Yalnız padişahın iradesine boyun eğmekte ve onunla birlikte kendilerini
koruyabilecekleri herhangi bir duruma razı. Ordunun elinden silâhları ve
cephanesi alınmış ve alınmakta...”
Bunları
bilip de bugün çıkıp “keşke Yunan kazansaydı” diyenler büyük ihanet içindedir. Yıkılmış,
işgal edilmiş, ordusu dağıtılmış bir ülkede, bitkin bir halkı ayağa kaldırmış,
bağımsızlığı sağlamış bir adam, kesinlikle büyüktür.
Bununla
yetinmemiş, hukukuyla, eğitimiyle, sanatıyla, sosyal yapısıyla çağdaş bir
cumhuriyet kurmuşsa unutulmazdır.
Hiç kimse Büyük Atatürk'ü sevmek
zorunda değildir ama herkes saygılı olmak zorundadır.

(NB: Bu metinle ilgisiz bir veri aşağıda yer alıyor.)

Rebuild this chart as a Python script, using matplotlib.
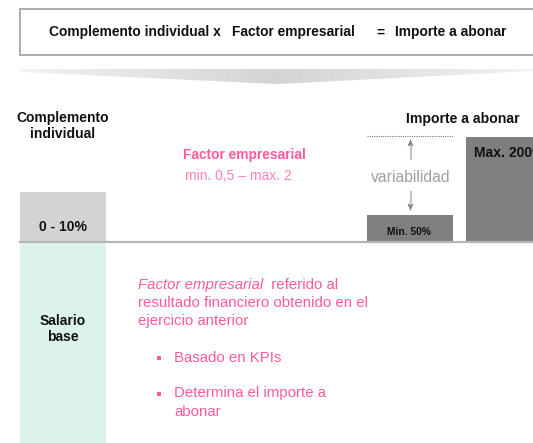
import matplotlib
matplotlib.use("Agg")
import matplotlib.pyplot as plt
from matplotlib.patches import Rectangle, Polygon
import numpy as np

# ---- data ----
bar_labels = ["0 - 10%", "Min. 50%", "Max. 200%"]
bar_heights = [49, 26, 104]          # visual heights above the baseline
formula_parts = ["Complemento individual x", "Factor empresarial", "=", "Importe a abonar"]
col_titles = ["Complemento", "individual", "Importe a abonar"]
factor_title = "Factor empresarial"
factor_range = "min. 0,5 \u2013 max. 2"
variab_label = "variabilidad"
base_label = ["Salario", "base"]
desc_italic = "Factor empresarial"
desc_rest = "  referido al"
desc_lines = ["resultado financiero obtenido en el", "ejercicio anterior"]
bullets = [["Basado en KPIs"], ["Determina el importe a", "abonar"]]

plt.rcParams['font.family'] = ['Liberation Sans', 'DejaVu Sans']

W, H = 533, 443
fig = plt.figure(figsize=(W / 100, H / 100), dpi=100)
ax = fig.add_axes([0, 0, 1, 1])
ax.set_xlim(0, W)
ax.set_ylim(H, 0)
ax.axis('off')

PINK = '#ff5a9e'
PINK_L = '#ff80b8'
DARK = '#111111'
BASE_Y = 241

# top formula box
ax.add_patch(Rectangle((20, 8.5), 530, 46, facecolor='white', edgecolor='#a6a6a6', lw=1.3))
fs_top = 9.9
ax.text(49, 32, formula_parts[0], fontsize=fs_top, fontweight='bold', va='center', ha='left', color=DARK)
ax.text(232, 32, formula_parts[1], fontsize=fs_top, fontweight='bold', va='center', ha='left', color=DARK)
ax.text(380, 32.5, formula_parts[2], fontsize=fs_top, fontweight='bold', va='center', ha='center', color=DARK)
ax.text(395, 32, formula_parts[3], fontsize=fs_top, fontweight='bold', va='center', ha='left', color=DARK)

# chevron banner with gradient
n = 80
xs = np.linspace(20, 533, n + 1)
TIP = 277
def bottom(x):
    if x <= TIP:
        return 72 + (84 - 72) * (x - 20) / (TIP - 20)
    return 84 - (84 - 71) * (x - TIP) / (533 - TIP)
for i in range(n):
    x0, x1 = xs[i], xs[i + 1]
    xm = 0.5 * (x0 + x1)
    d = abs(xm - TIP) / 260
    g = 0.83 + 0.12 * d
    ax.add_patch(Polygon([(x0, 69), (x1 + 0.5, 69), (x1 + 0.5, bottom(x1)), (x0, bottom(x0))],
                         closed=True, facecolor=(g, g, g), edgecolor='none'))

# mint column
ax.add_patch(Rectangle((20, BASE_Y), 86, H - BASE_Y, facecolor='#dcf3ec', edgecolor='none'))

# bars
bar_x = [20, 367, 466]
bar_w = [86, 86, 90]
bar_colors = ['#d3d3d3', '#7f7f7f', '#7f7f7f']
ax.bar(bar_x, [-h for h in bar_heights], width=bar_w, bottom=BASE_Y, align='edge',
       color=bar_colors, edgecolor='none')

# baseline
ax.plot([20, 533], [BASE_Y + 0.5, BASE_Y + 0.5], color='#b5b5b5', lw=1.6)

# bar labels
ax.text(63, 227, bar_labels[0], fontsize=10.1, fontweight='bold', ha='center', va='center', color=DARK)
ax.text(409, 232, bar_labels[1], fontsize=7.4, fontweight='bold', ha='center', va='center', color=DARK)
ax.text(474, 153, bar_labels[2], fontsize=10.1, fontweight='bold', ha='left', va='center', color=DARK)

# column titles
ax.text(63, 118, col_titles[0], fontsize=10.0, fontweight='bold', ha='center', va='center', color=DARK)
ax.text(63, 134, col_titles[1], fontsize=10.0, fontweight='bold', ha='center', va='center', color=DARK)
ax.text(462.5, 119, col_titles[2], fontsize=10.1, fontweight='bold', ha='center', va='center', color=DARK)

# dotted max line and arrows
ax.plot([367, 453], [136, 136], color='#777777', lw=0.8, ls=(0, (1, 1)))
ax.plot([410.5, 410.5], [145, 160], color='#c4c4c4', lw=1.6, solid_capstyle='butt')
ax.plot([410.5, 410.5], [191, 205], color='#c4c4c4', lw=1.6, solid_capstyle='butt')
ax.add_patch(Polygon([(410.5, 139), (407.5, 146), (413.5, 146)], closed=True,
                     facecolor='#8a8a8a', edgecolor='none'))
ax.add_patch(Polygon([(410.5, 211), (407.5, 204), (413.5, 204)], closed=True,
                     facecolor='#8a8a8a', edgecolor='none'))
ax.text(410.5, 177, variab_label, fontsize=11.3, ha='center', va='center', color='#a0a0a0')

# factor empresarial
ax.text(244.7, 155, factor_title, fontsize=9.9, fontweight='bold', ha='center', va='center', color=PINK)
ax.text(238, 176, factor_range, fontsize=10.0, ha='center', va='center', color=PINK_L)

# salario base
ax.text(63, 321, base_label[0], fontsize=10.0, fontweight='bold', ha='center', va='center', color=DARK)
ax.text(63, 337, base_label[1], fontsize=10.0, fontweight='bold', ha='center', va='center', color=DARK)

# description
fs_b = 10.8
t = ax.text(138, 285, desc_italic, fontsize=fs_b, style='italic', ha='left', va='center', color=PINK)
fig.canvas.draw()
bb = t.get_window_extent()
x_end = ax.transData.inverted().transform((bb.x1, bb.y0))[0]
ax.text(x_end, 285, desc_rest, fontsize=fs_b, ha='left', va='center', color=PINK)
for i, line in enumerate(desc_lines):
    ax.text(138, 303 + 18.3 * i, line, fontsize=fs_b, ha='left', va='center', color=PINK)

bullet_y = [358, 393.5]
for by, lines in zip(bullet_y, bullets):
    ax.add_patch(Rectangle((157, by - 2), 4, 4, facecolor=PINK, edgecolor='none'))
    for j, line in enumerate(lines):
        ax.text(174, by + 18.3 * j, line, fontsize=fs_b, ha='left', va='center', color=PINK)

fig.savefig('out.png', dpi=100)
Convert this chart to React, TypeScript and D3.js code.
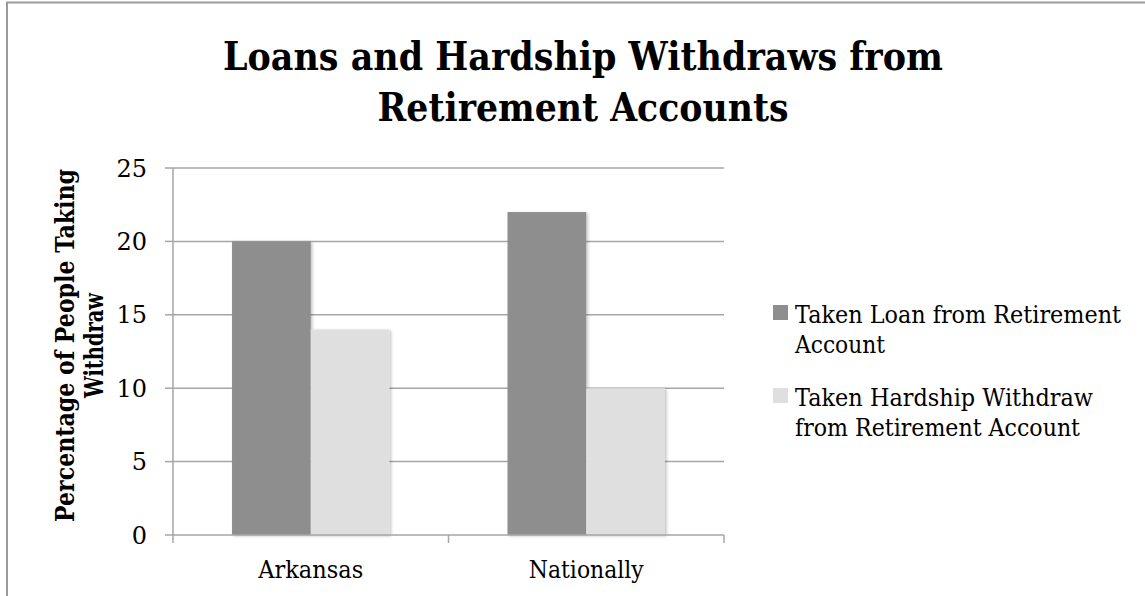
import React from "react";
import * as d3 from "d3";

const categories = ["Arkansas", "Nationally"];
const seriesNames = ["Taken Loan from Retirement Account", "Taken Hardship Withdraw from Retirement Account"];
const loanValues = [20, 22];
const hardshipValues = [14, 10];
const yTicks = [0, 5, 10, 15, 20, 25];
const titleLines = ["Loans and Hardship Withdraws from", "Retirement Accounts"];
const yTitleLines = ["Percentage of People Taking", "Withdraw"];
const legendLines = [["Taken Loan from Retirement", "Account"], ["Taken Hardship Withdraw", "from Retirement Account"]];

const colors = ["#8e8e8e", "#dfdfdf"];
const FONT = "'DejaVu Serif', 'Liberation Serif', serif";

export default function App() {
  const W = 1145, H = 596;
  const left = 173, right = 724, top = 168, bottom = 535;
  const x = d3.scaleBand<string>().domain(categories).range([left, right]).paddingInner(1.5 / 3.5).paddingOuter(0.75 / 3.5);
  const xs = d3.scaleBand<string>().domain(seriesNames).range([0, x.bandwidth()]).padding(0);
  const y = d3.scaleLinear().domain([0, 25]).range([bottom, top]);
  const series = [loanValues, hardshipValues];
  const step = x.step();
  const catEdges = [left, ...categories.map((c) => (x(c) as number) - (step - x.bandwidth()) / 2 + step)];

  const titleWidths = [720, 411];
  const legendWidths = [[326, 90], [298, 285]];
  const legendBase = [323, 406];
  const yTitleWidths = [353, 105];
  const xLabelWidths = [105, 115];

  return (
    <svg width={W} height={H} style={{ position: "absolute", left: 0, top: 0, background: "#fff" }} fontFamily={FONT}>
      <defs>
        <filter id="sh" x="-10%" y="-10%" width="130%" height="130%">
          <feDropShadow dx="1.5" dy="1" stdDeviation="1.5" floodColor="#000" floodOpacity="0.25" />
        </filter>
      </defs>
      <rect x={0} y={0} width={W} height={H} fill="#fff" />
      <rect x={7} y={2.5} width={W + 20} height={H + 20} fill="none" stroke="#9a9a9a" strokeWidth={2} />

      {titleLines.map((t, i) => (
        <text key={t} x={583} y={70 + i * 51} textAnchor="middle" fontWeight="bold" fontSize={40}
          textLength={titleWidths[i]} lengthAdjust="spacingAndGlyphs" fill="#000">{t}</text>
      ))}

      {yTicks.map((t) => (
        <g key={t}>
          {t > 0 && <line x1={left} x2={right} y1={y(t)} y2={y(t)} stroke="#a6a6a6" strokeWidth={1.5} />}
          <line x1={left - 8} x2={left} y1={y(t)} y2={y(t)} stroke="#a6a6a6" strokeWidth={1.5} />
          <text x={147} y={y(t)} dy="0.36em" textAnchor="end" fontSize={24} fill="#000">{t}</text>
        </g>
      ))}

      {categories.map((c, ci) => (
        <g key={c} transform={`translate(${x(c)},0)`}>
          {seriesNames.map((s, si) => (
            <rect key={s} x={xs(s)} y={y(series[si][ci])} width={xs.bandwidth()} height={bottom - y(series[si][ci])}
              fill={colors[si]} filter="url(#sh)" />
          ))}
        </g>
      ))}

      <line x1={left} x2={left} y1={top} y2={bottom} stroke="#a6a6a6" strokeWidth={1.5} />
      <line x1={left} x2={right} y1={bottom} y2={bottom} stroke="#a6a6a6" strokeWidth={1.5} />
      {catEdges.map((e, i) => (
        <line key={i} x1={e} x2={e} y1={bottom} y2={bottom + 8} stroke="#a6a6a6" strokeWidth={1.5} />
      ))}
      {categories.map((c, i) => (
        <text key={c} x={(x(c) as number) + x.bandwidth() / 2} y={578} textAnchor="middle" fontSize={25}
          textLength={xLabelWidths[i]} lengthAdjust="spacingAndGlyphs" fill="#000">{c}</text>
      ))}

      <g transform={`translate(74,${(top + bottom) / 2 - 6}) rotate(-90)`}>
        {yTitleLines.map((t, i) => (
          <text key={t} x={0} y={i * 29} textAnchor="middle" fontWeight="bold" fontSize={26}
            textLength={yTitleWidths[i]} lengthAdjust="spacingAndGlyphs" fill="#000">{t}</text>
        ))}
      </g>

      {seriesNames.map((s, si) => (
        <g key={s}>
          <rect x={773} y={legendBase[si] - 18} width={15} height={15} fill={colors[si]} />
          {legendLines[si].map((l, li) => (
            <text key={l} x={795} y={legendBase[si] + li * 30} fontSize={24}
              textLength={legendWidths[si][li]} lengthAdjust="spacingAndGlyphs" fill="#000">{l}</text>
          ))}
        </g>
      ))}
    </svg>
  );
}
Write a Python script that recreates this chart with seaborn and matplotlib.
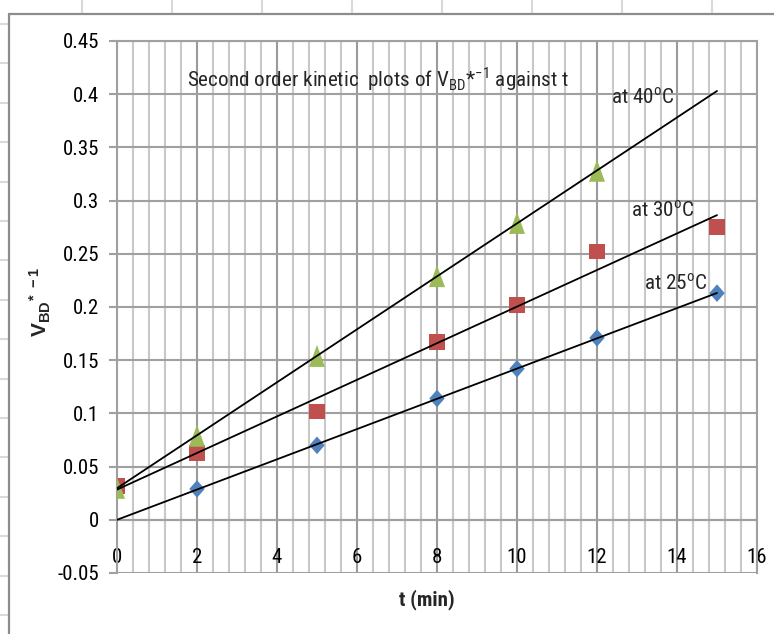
import numpy as np
import pandas as pd
import matplotlib
matplotlib.use("Agg")
import matplotlib.pyplot as plt
from matplotlib import font_manager
from matplotlib.lines import Line2D
from matplotlib.ticker import MultipleLocator, FixedLocator, FixedFormatter
import seaborn as sns

# Reaction time (min) and reciprocal breakdown voltage for each temperature
t_25 = [2, 5, 8, 10, 12, 15]
v_25 = [0.029, 0.070, 0.114, 0.142, 0.171, 0.213]
t_30 = [0, 2, 5, 8, 10, 12, 15]
v_30 = [0.032, 0.063, 0.102, 0.167, 0.202, 0.252, 0.275]
t_40 = [0, 2, 5, 8, 10, 12]
v_40 = [0.030, 0.079, 0.154, 0.229, 0.279, 0.328]

series_names = ["at 25$^{\\mathregular{o}}$C", "at 30$^{\\mathregular{o}}$C", "at 40$^{\\mathregular{o}}$C"]
x_ticks = [0, 2, 4, 6, 8, 10, 12, 14, 16]
y_ticks = [-0.05, 0, 0.05, 0.1, 0.15, 0.2, 0.25, 0.3, 0.35, 0.4, 0.45]
y_tick_labels = ["-0.05", "0", "0.05", "0.1", "0.15", "0.2", "0.25", "0.3", "0.35", "0.4", "0.45"]
title_text = "Second order kinetic  plots of V$_{\\mathregular{BD}}$*$^{\\mathregular{-1}}$ against t"
x_title = "t (min)"
y_title = "$\\mathbf{V}_{\\mathbf{BD}}\\mathbf{^{*\\ -1}}$"


def pick_narrow_font():
    """Return a narrow sans family (and stretch) if one is installed."""
    entries = font_manager.fontManager.ttflist
    names = {e.name for e in entries}
    for fam in ["Liberation Sans Narrow", "Arial Narrow", "Roboto Condensed",
                "Noto Sans Condensed", "Open Sans Condensed", "DejaVu Sans Condensed"]:
        if fam in names:
            return fam, "normal"
    for e in entries:
        if e.stretch in ("condensed", "semi-condensed") and e.style == "normal" \
                and e.weight in (400, "normal", "regular"):
            return e.name, e.stretch
    return "Lato", "normal"


sns.set_style("white")
narrow, stretch = pick_narrow_font()
plt.rcParams["font.family"] = [narrow, "DejaVu Sans"]
plt.rcParams["font.stretch"] = stretch
plt.rcParams["mathtext.fontset"] = "custom"
plt.rcParams["mathtext.rm"] = narrow
plt.rcParams["mathtext.bf"] = "Liberation Sans:bold"

W, H = 774, 634
fig = plt.figure(figsize=(W / 100, H / 100), dpi=100)
fig.patch.set_facecolor("white")

# spreadsheet cell lines around the chart object
for xc in [82, 172, 262, 352, 442, 532, 622, 712]:
    fig.add_artist(Line2D([xc / W, xc / W], [1, 1 - 12 / H], transform=fig.transFigure,
                          color="#d9d9d9", lw=1.5))
for yr in np.arange(24, 634, 39.4):
    fig.add_artist(Line2D([0, 8 / W], [1 - yr / H, 1 - yr / H], transform=fig.transFigure,
                          color="#d9d9d9", lw=1.5))
# chart object border
fig.add_artist(Line2D([9 / W, 1], [1 - 13.5 / H, 1 - 13.5 / H], transform=fig.transFigure,
                      color="#8c8c8c", lw=1.6))
fig.add_artist(Line2D([9 / W, 9 / W], [1 - 13.5 / H, 0], transform=fig.transFigure,
                      color="#8c8c8c", lw=1.6))

left, right, top, bottom = 117, 757, 41, 573
ax = fig.add_axes([left / W, 1 - bottom / H, (right - left) / W, (bottom - top) / H])

# scatter series
diamond = [(0, 1), (0.88, 0), (0, -1), (-0.88, 0)]
triangle = [(0, 1), (0.73, -1), (-0.73, -1)]
df25 = pd.DataFrame({"t": t_25, "v": v_25})
df30 = pd.DataFrame({"t": t_30, "v": v_30})
df40 = pd.DataFrame({"t": t_40, "v": v_40})
sns.scatterplot(data=df25, x="t", y="v", marker=diamond, s=160, color="#4F81BD",
                edgecolor="none", ax=ax, zorder=3)
sns.scatterplot(data=df30, x="t", y="v", marker="s", s=125, color="#C0504D",
                edgecolor="none", ax=ax, zorder=3)
sns.scatterplot(data=df40, x="t", y="v", marker=triangle, s=250, color="#9BBB59",
                edgecolor="none", ax=ax, zorder=3)

# linear trend lines over 0-15 min
t_line = np.array([0, 15])
for tt, vv in [(t_25, v_25), (t_30, v_30), (t_40, v_40)]:
    k, b = np.polyfit(tt, vv, 1)
    sns.lineplot(x=t_line, y=k * t_line + b, color="black", lw=1.3, ax=ax, zorder=4)

ax.set_xlim(0, 16)
ax.set_ylim(-0.05, 0.45)
ax.xaxis.set_major_locator(FixedLocator(x_ticks))
ax.xaxis.set_minor_locator(MultipleLocator(0.4))
ax.yaxis.set_major_locator(FixedLocator(y_ticks))
ax.yaxis.set_major_formatter(FixedFormatter(y_tick_labels))
ax.set_xticklabels([str(v) for v in x_ticks])

ax.grid(which="major", axis="x", color="#9a9a9a", lw=1.5, zorder=0)
ax.grid(which="minor", axis="x", color="#c8c8c8", lw=1.5, zorder=0)
ax.grid(which="major", axis="y", color="#a0a0a0", lw=1.5, zorder=0)
ax.set_axisbelow(True)

for side in ["top", "right", "left"]:
    ax.spines[side].set_color("#a0a0a0")
    ax.spines[side].set_linewidth(1.5)
ax.spines["bottom"].set_position(("data", 0))
ax.spines["bottom"].set_color("#a0a0a0")
ax.spines["bottom"].set_linewidth(1.5)

ax.tick_params(axis="x", which="both", length=0, pad=20, labelsize=15, colors="black")
ax.tick_params(axis="y", which="major", length=6, width=1.5, color="#a0a0a0", pad=7,
               labelsize=15, labelcolor="black", left=True)
ax.set_xlabel("")
ax.set_ylabel("")

# annotations
ax.text(6.52, 0.414, title_text, ha="center", va="center", fontsize=15.2)
ax.text(13.13, 0.397, series_names[2], ha="center", va="center", fontsize=15.2)
ax.text(13.63, 0.291, series_names[1], ha="center", va="center", fontsize=15.2)
ax.text(13.97, 0.222, series_names[0], ha="center", va="center", fontsize=15.2)

fig.text(427 / W, 1 - 600 / H, x_title, ha="center", va="center", fontsize=15,
         fontweight="bold")
fig.text(40 / W, 1 - 302 / H, y_title, ha="center", va="center", fontsize=15,
         rotation=90, family="Liberation Sans")

fig.savefig("out.png", dpi=100, facecolor="white")
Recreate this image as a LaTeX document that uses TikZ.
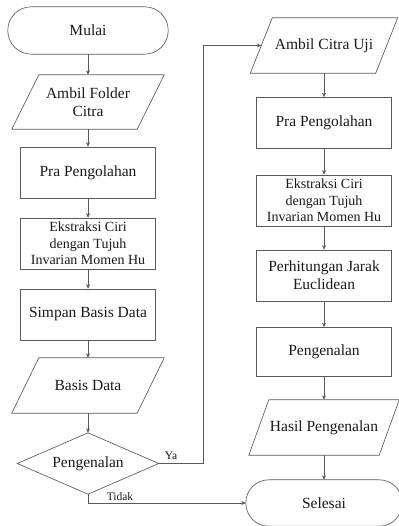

Demokrasiler biraz da kahramanlarıyla
vardır.
Seçim dönemlerinde kurucular
konuşulmaz, kısır çekişmelere konu edilmez. Seven de sevmeyen de kurucular
konusunda olumsuz yargıda bulunmaz. Hayatları didik didik edilmez. Onlar tarihe
mal olmuştur. Orada geniş bir yer kaplamışlardır. Kapladıkları bu yeri
daraltmak için çalışılmaz. Tam tersi onlar kurucu değerler içinde yer alırlar.
Bugün ABD’de kimse kurucu George
Washington’u tartışmaz. Ülkenin başkenti ve bir eyaleti onun adını taşır.
Kimse, “demokraside böyle şey olur mu?
Bir adamın adı başkente konur mu? Bu adı değiştirelim” demez.
Ankara’nın adı Atatürk olsaydı, bir
ilimize Atatürk adı konulsaydı ne tartışmalar olurdu bir düşünün. Hergün
değiştirmek için uğraşanlar çıkardı. Oysa başkent Washington’un, Seattle’ın
olduğu Washington eyaletinin adını değiştirmek kimsenin aklına bile gelmiyor.
Atatürk ile uğraşanlara şunu söylemek
isterim. Boşa uğraşmayın. Kurucularla kimse baş edemez. Önünde sonunda onlar
kazanır. Ölseler bile yenemezsiniz. Ülkemizde olanlar da bunu gösteriyor.
Atatürk, yerli yerinde duruyor. Kimse onu yıpratamıyor. Tam tersine yıpratmak
isteyenler yıpranıyor. Bakıyorlar olmuyor, dönüp dolaşıp Atatürk’e
sarılıyorlar. Herkesten hızlı Atatürkçü oluyorlar. Solundan sağına hemen her
kez hayatın bir devresinde Atatürk’ü referans almak zorunda kalıyor. Oysa
Atatürk’ün bir yaptırımı yok. Sizi mahkemeye veremez. Size zulüm yapamaz. Ama ölüsü
bile en büyük mücadeleyi verir. Böyle bir lidere büyük denir.